The expert differs from the novice in the richness of the chunks
he creates. This has been demonstrated in many domains like chess
players, bridge players, musicians, volleyball players, basketball
players, electronic technicians, and computer programmers.
Applied to reading Latin that
means that if the word is a chunk for you, and you are in perfect
control of morphology and basic syntax, you will be able to process
with ease a sentence consisting of seven words. If the morphological
and syntactic properties of those words are not on the level
of automaticity for you, you will have to store the morphological
and syntactic properties in some of the slots in your working
memory as you process the sentence, which means that may be only
a four-word sentence or part of sentence would be easy for you
to process at a time. All teachers know, however, that even when
morphology, syntax, and semantics are all in place (which is
rarely the case for students in the second year), students still
combine words in odd ways to produce ridiculous translations.

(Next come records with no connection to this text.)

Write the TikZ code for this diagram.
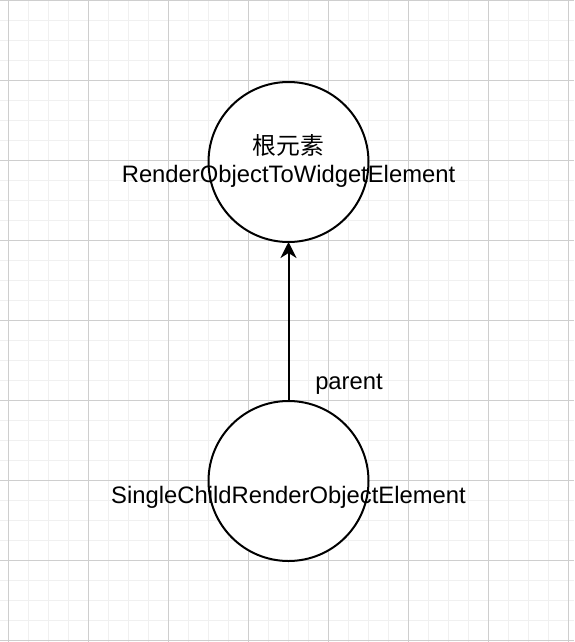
\documentclass[tikz,border=0pt]{standalone}
\usepackage{fontspec}
\setmainfont{Liberation Sans}
\newfontfamily\cjk{Noto Sans CJK SC}
\usetikzlibrary{arrows.meta}
\definecolor{gridminor}{RGB}{240,240,240}
\definecolor{gridmajor}{RGB}{206,206,206}
\tikzset{
  elem/.style={circle, draw=black, line width=2pt, fill=white, minimum size=160pt, inner sep=0pt, outer sep=0pt},
  lbl/.style={font=\fontsize{23.8pt}{28pt}\selectfont, anchor=base, inner sep=0pt},
  link/.style={line width=2pt, -{Stealth[length=16pt, width=16pt, inset=5pt]}},
  minorline/.style={draw=gridminor, line width=1pt},
  majorline/.style={draw=gridmajor, line width=1pt}
}
\begin{document}
\begin{tikzpicture}[x=1pt, y=-1pt]
\useasboundingbox (0,0) rectangle (574,642);
\fill[white] (0,0) rectangle (574,642);
% minor grid
\foreach \i in {0,...,28} {
  \draw[minorline] ({8.5+20*\i},0) -- ({8.5+20*\i},642);
}
\foreach \j in {0,...,32} {
  \draw[minorline] (0,{0.5+20*\j}) -- (574,{0.5+20*\j});
}
% major grid
\foreach \i in {0,...,7} {
  \draw[majorline] ({8.5+80*\i},0) -- ({8.5+80*\i},642);
}
\foreach \j in {0,...,8} {
  \draw[majorline] (0,{0.5+80*\j}) -- (574,{0.5+80*\j});
}
% nodes
\node[elem] (root) at (288.5,162) {};
\node[elem] (child) at (288.5,481) {};
\node[lbl] (roottitle) at (288.5,154) {\cjk 根元素};
\node[lbl] (rootname) at (288.5,182) {RenderObjectToWidgetElement};
\node[lbl] (childname) at (288.5,503) {SingleChildRenderObjectElement};
\draw[link] (child.north) -- (root.south);
\node[lbl] (parentlbl) at (349,389) {parent};
\end{tikzpicture}
\end{document}
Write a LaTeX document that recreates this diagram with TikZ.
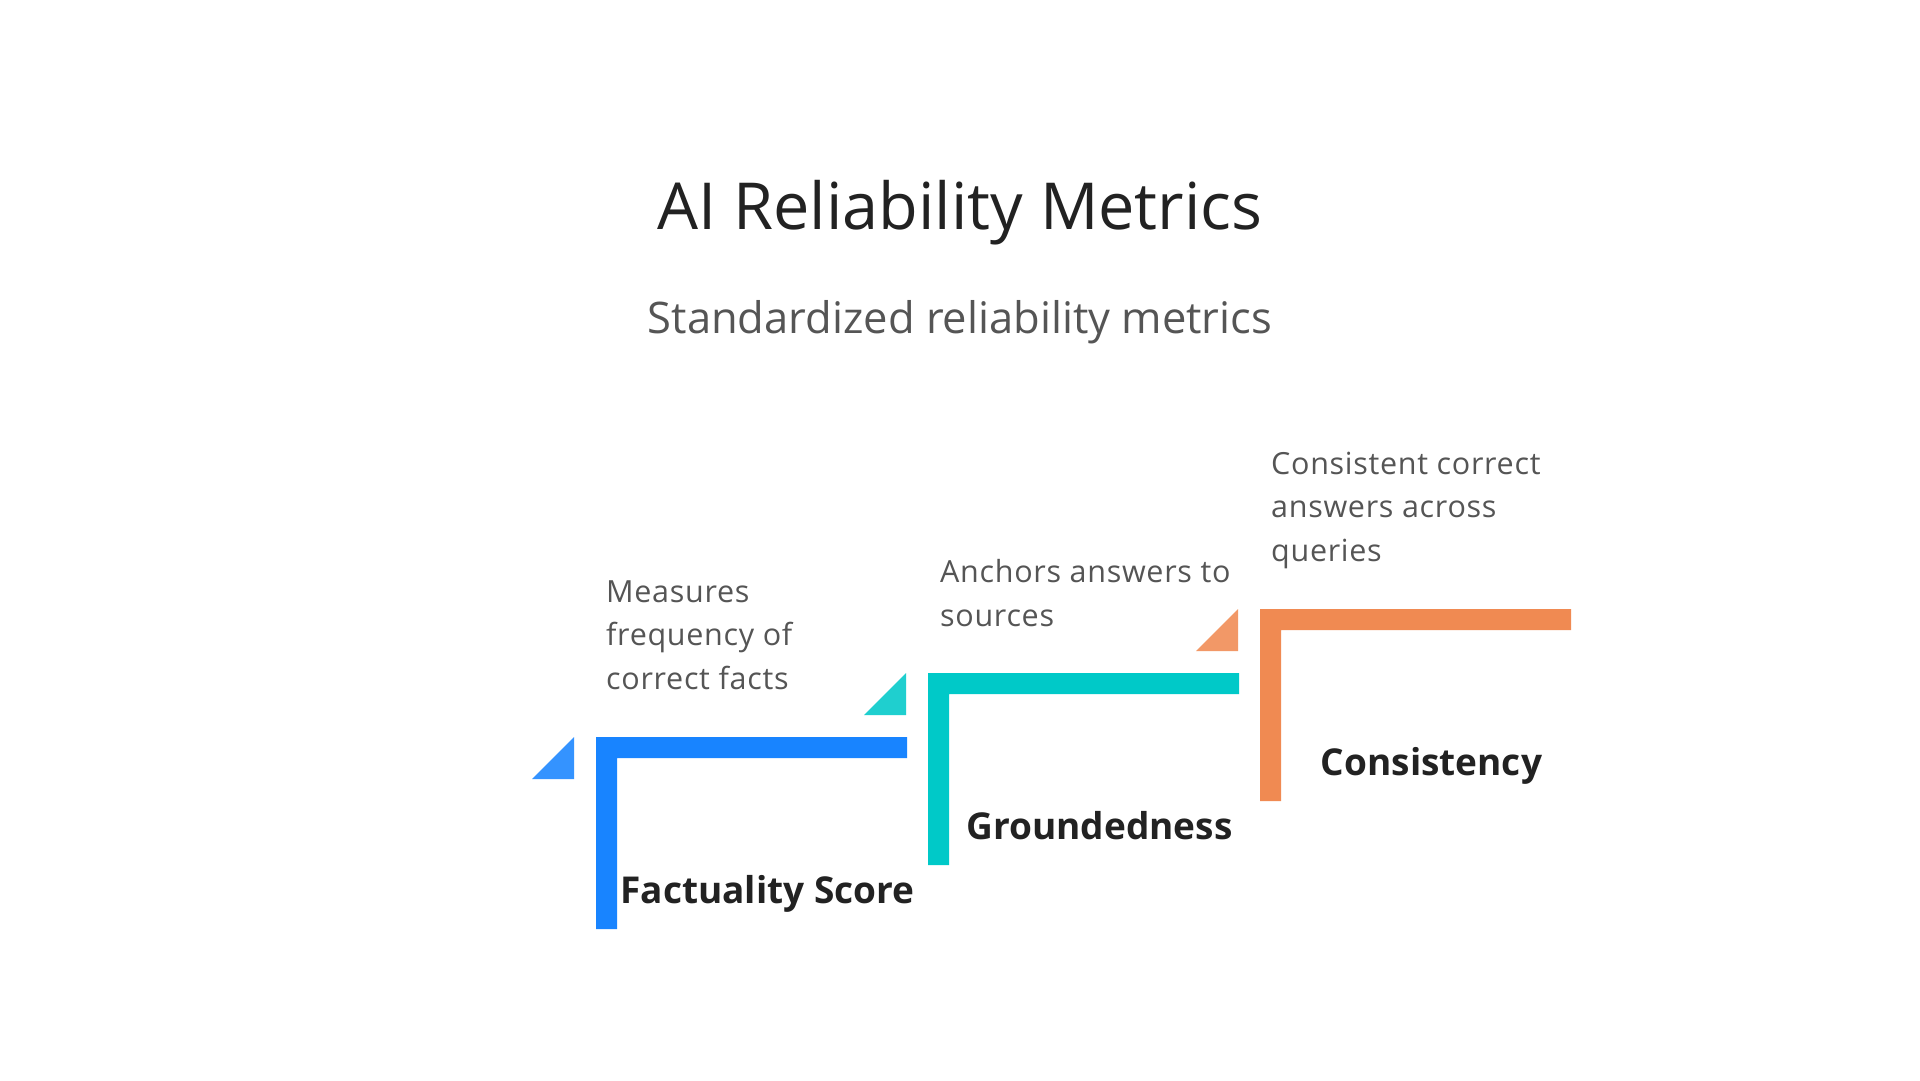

Very often the reason is that they try to transfer procedures
from their native tongue onto Latin.
The fact is that the brain contains
not just information, but also processes (strategies) to solve
problems, search in memory, understand, and produce speech. We
use strategies and procedures to digest, interpret, memorize,
decode, and classify information. If you have strategies for
assigning syntactic roles to individual words as you go, you
can recognize familiar patterns even with words that you do not
know and you will be able to process more words faster. Even
if you do not understand what "Babby bubbs the crabbit"
means, due to the processing procedures that you store in your
brain, if you are an English speaker, this made up sentence is
not a completely unintelligible group of words for you. You understand
that some creature does something to another creature or thing.
This means that along with teaching vocabulary, morphology, and
syntax, we also need to teach awareness of processing strategies.
We need to make our students aware of the two factors involved
in processing their own language: syntactic and semantic; as
part of syntax we need to increase awareness of the word order
patterns in which these syntactic units can positioned. In this
way we are going to make students aware of the processing strategies
that they already have and drill them a new set of strategies,
for which they do not have an equivalent in their native tongue.